Downsizing and Race

Downsizing and Race

letters@govexec.com

As older white men have opted to leave the civil service through early retirement and buyouts, minorities and women have maintained their numbers in the federal workforce despite government downsizing, according to Office of Personnel Management data obtained by Govexec.com.

According to OPM, downsizing has spared minorities and women because white men in senior positions have been most likely to accept buyouts and early retirement when agencies offer them. Widespread reductions-in-force have not occurred, sparing many women and minorities who would generally be the first to be laid off under first-hired, first-fired rules.

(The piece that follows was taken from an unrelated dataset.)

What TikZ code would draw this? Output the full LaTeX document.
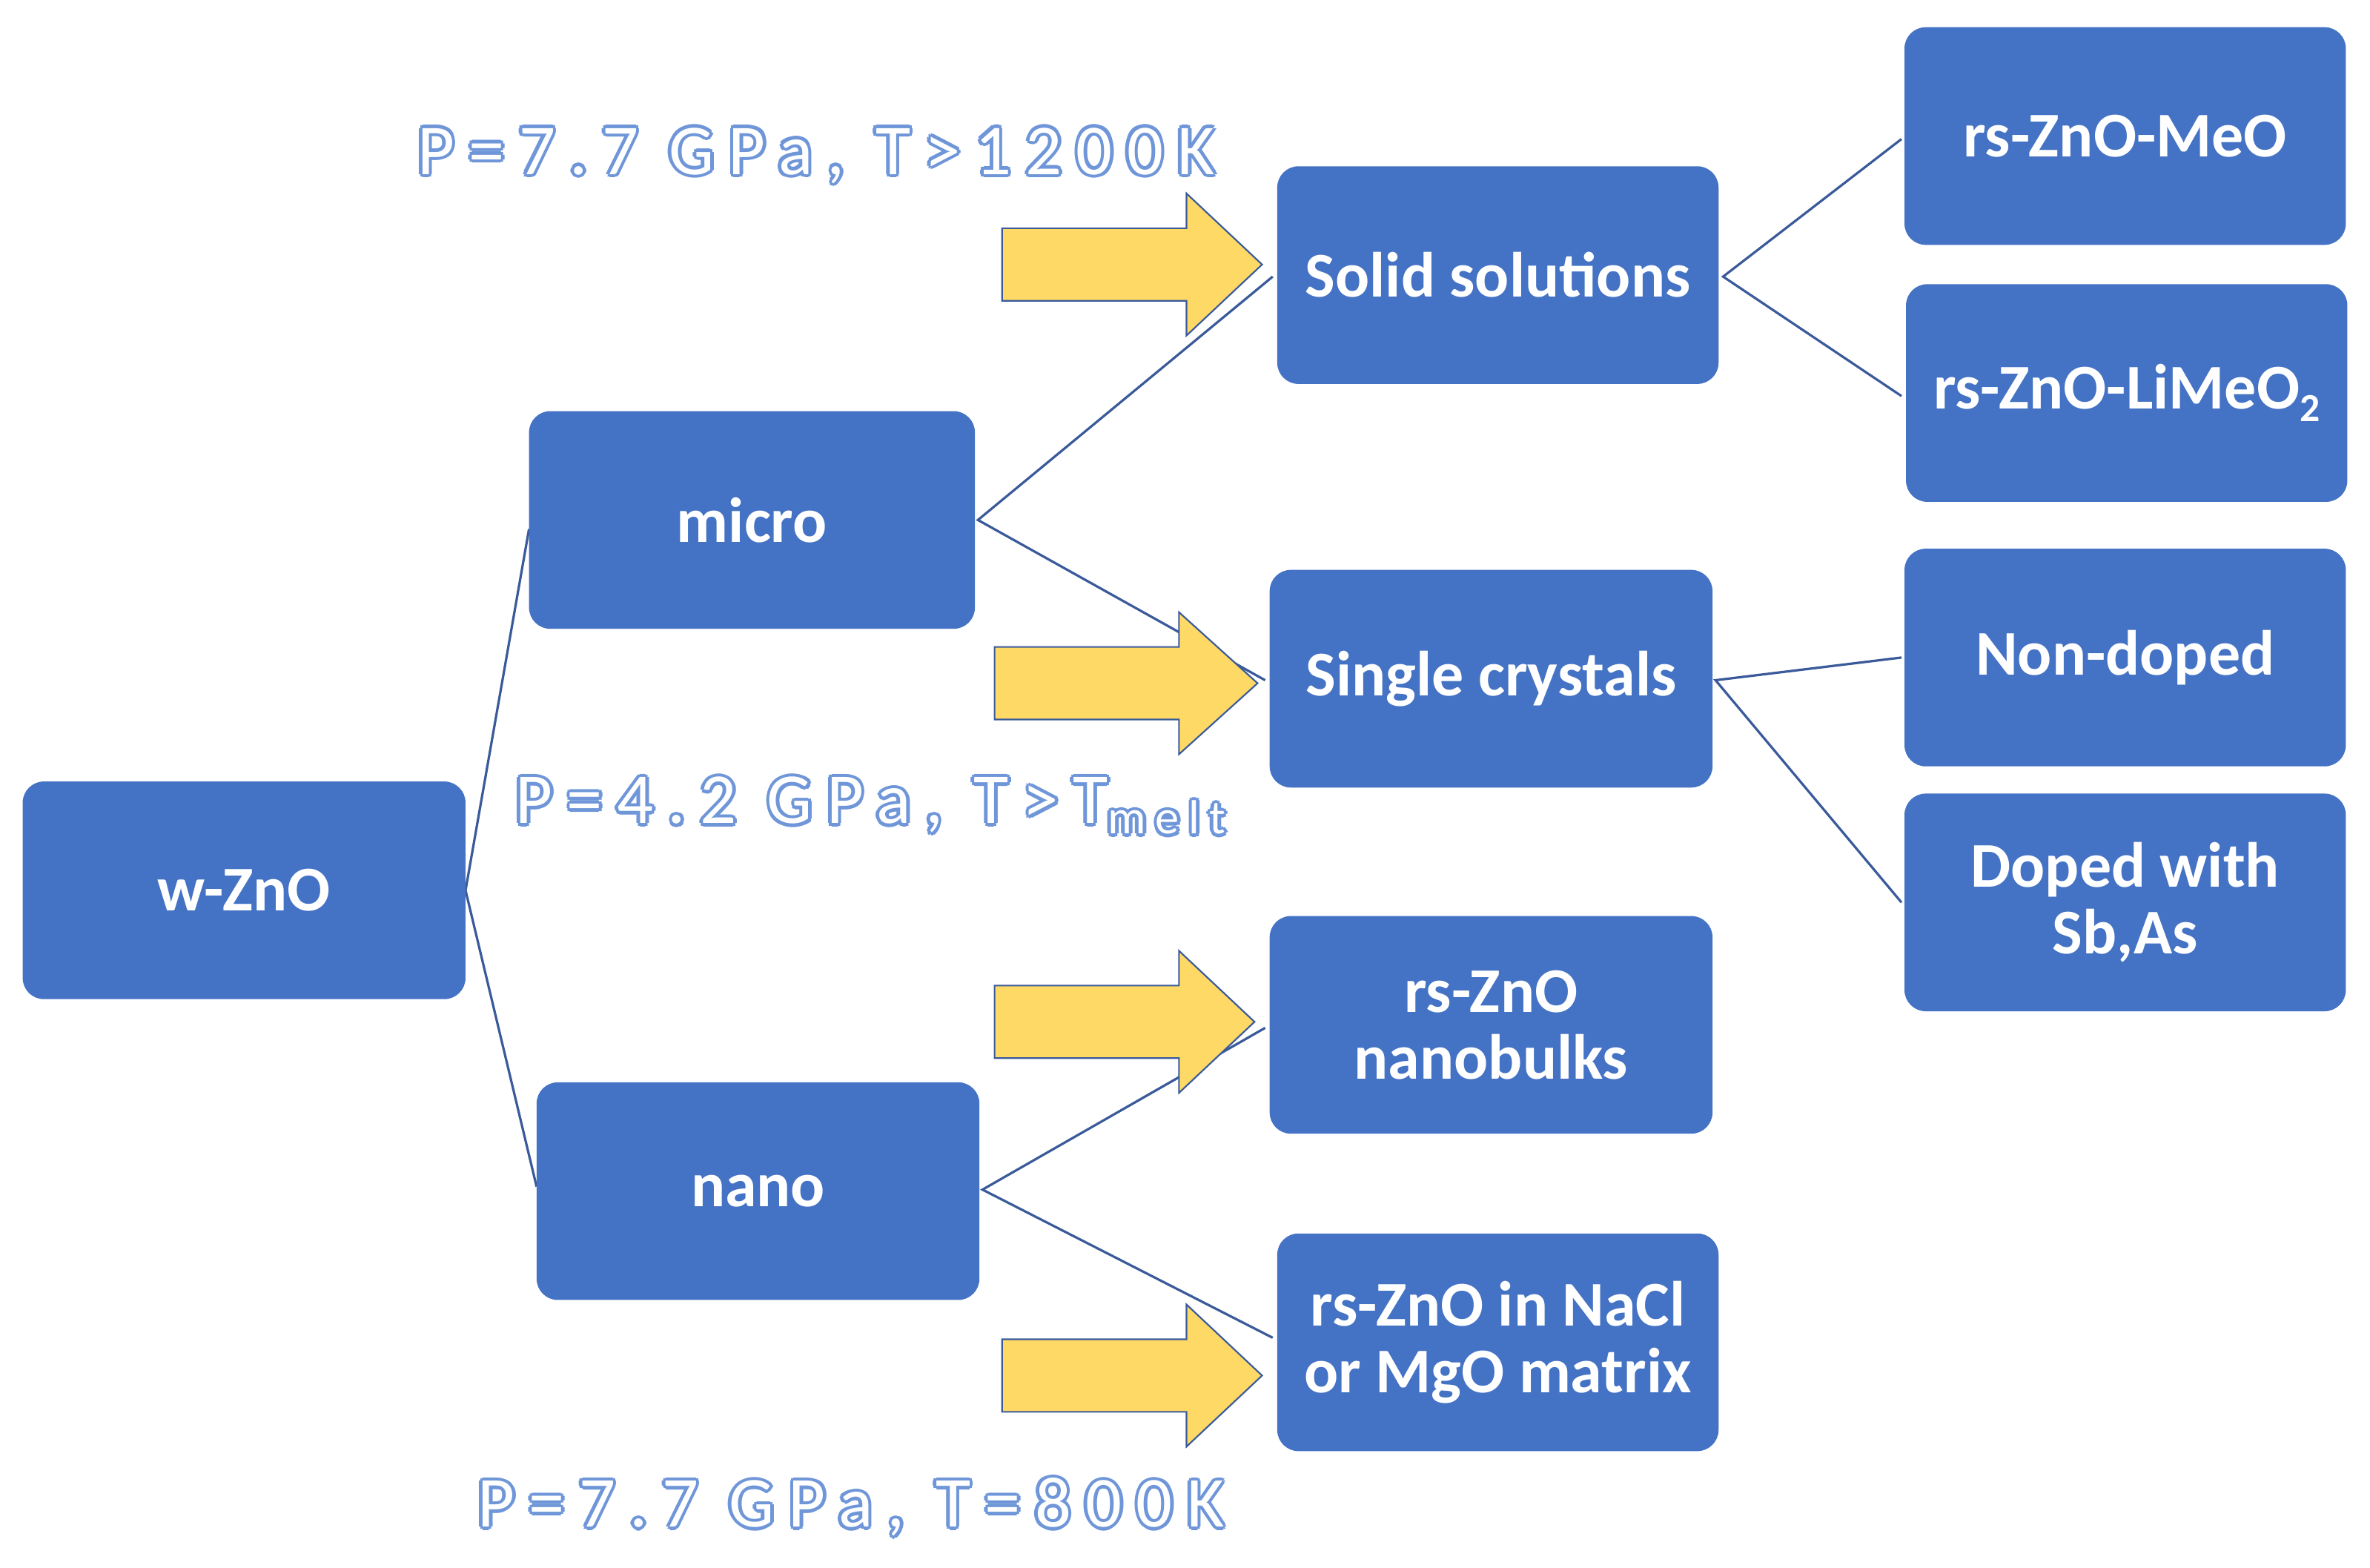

At the same time, minorities' and women's numbers have not increased significantly, and Hispanics and women continue to be underrepresented in the federal workforce when compared to the private sector. However, minorities as a whole and African Americans and Asian Americans in particular are better represented in the federal government than they are in the overall U.S. workforce.

A draft version of OPM's annual report to Congress on equal opportunity in the federal government includes the following findings for 1996:

  • Minorities accounted for 32.4 percent of all promotions, while they were 28.7 percent of the federal workforce.
  • Roughly one in every three new hires in the government was a minority.
  • Just as in 1995, women were 42.9 percent of the federal workforce. They were 46.3 percent of the entire U.S. workforce.
  • African Americans constituted 17 percent of the federal workforce, 14.9 percent of new hires, and 17.1 percent of job losses (from terminations, retirements or layoffs). African Americans are 10.8 percent of the U.S. workforce. Those numbers are virtually unchanged from 1995.
  • Hispanics represent 6 percent of the federal workforce, compared with 10.5 percent in the private sector.

Earlier this month, leaders of groups representing black employees in government called on President Clinton to host a White House summit to look in part at federal employment practices they said discriminate against African Americans and other minorities. Blacks are terminated at three times the rate of whites in the federal government, the groups contend.